Уже второе утро Артем Злобин встречал на раскладушке, в ремонтном ангаре военного аэродрома, укрываясь от промозглого ветра и изучая карты местности. После африканских джунглей и саванн – сентябрьский пейзаж Цевежа успокаивал. Это был тихий город, расположенный в холмистой местности среди глухих сосновых лесов. Сюда редко приезжали люди и еще реже долетали новости из столицы, где на газетных страницах было тесно от политических лозунгов самой разной направленности.

Во время визита в ППД бригады, Артем обратил внимание, на хмурых офицеров, постоянно проверяющих навесные замки, и беспокойных солдат, собирающихся по вечерам вокруг единственного телевизора, отданного в клуб комбригом. Люди подсознательно чувствовали надвигающуюся бурю, хотя и не понимали масштабы ее последствий.

 Артем докурил сигарету и бросил взгляд на покоящийся под раскладушкой прибор. Он был уложен в аккуратный чехол с ремнем из черной кожи, как будто от большого фотоаппарата. Тяжелый и значительный, он невольно притягивал взгляд.

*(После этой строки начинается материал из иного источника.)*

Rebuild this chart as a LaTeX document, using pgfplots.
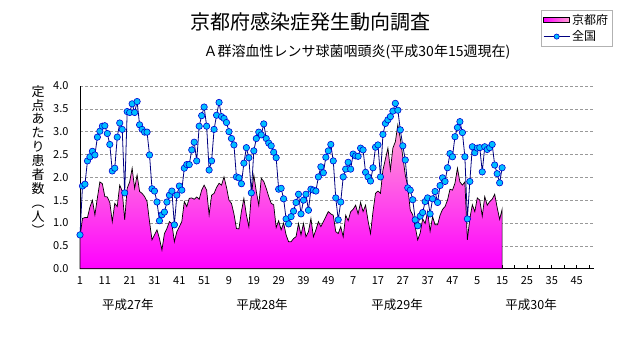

Засигналили со стороны парашютной вышки. Из автобуса, сопровождаемого милицейским уазиком, выгружались разведчики. Начинались занятия по парашютной подготовке.

 Когда-то Артем и сам проходил через нее перед отправкой бригады в Афганистан. А сегодня, под прикрытием начинающихся учений, ему и его группе предстоял вывод парашютным способом в район местного железнодорожного узла, и последующее за ним путешествие в столицу.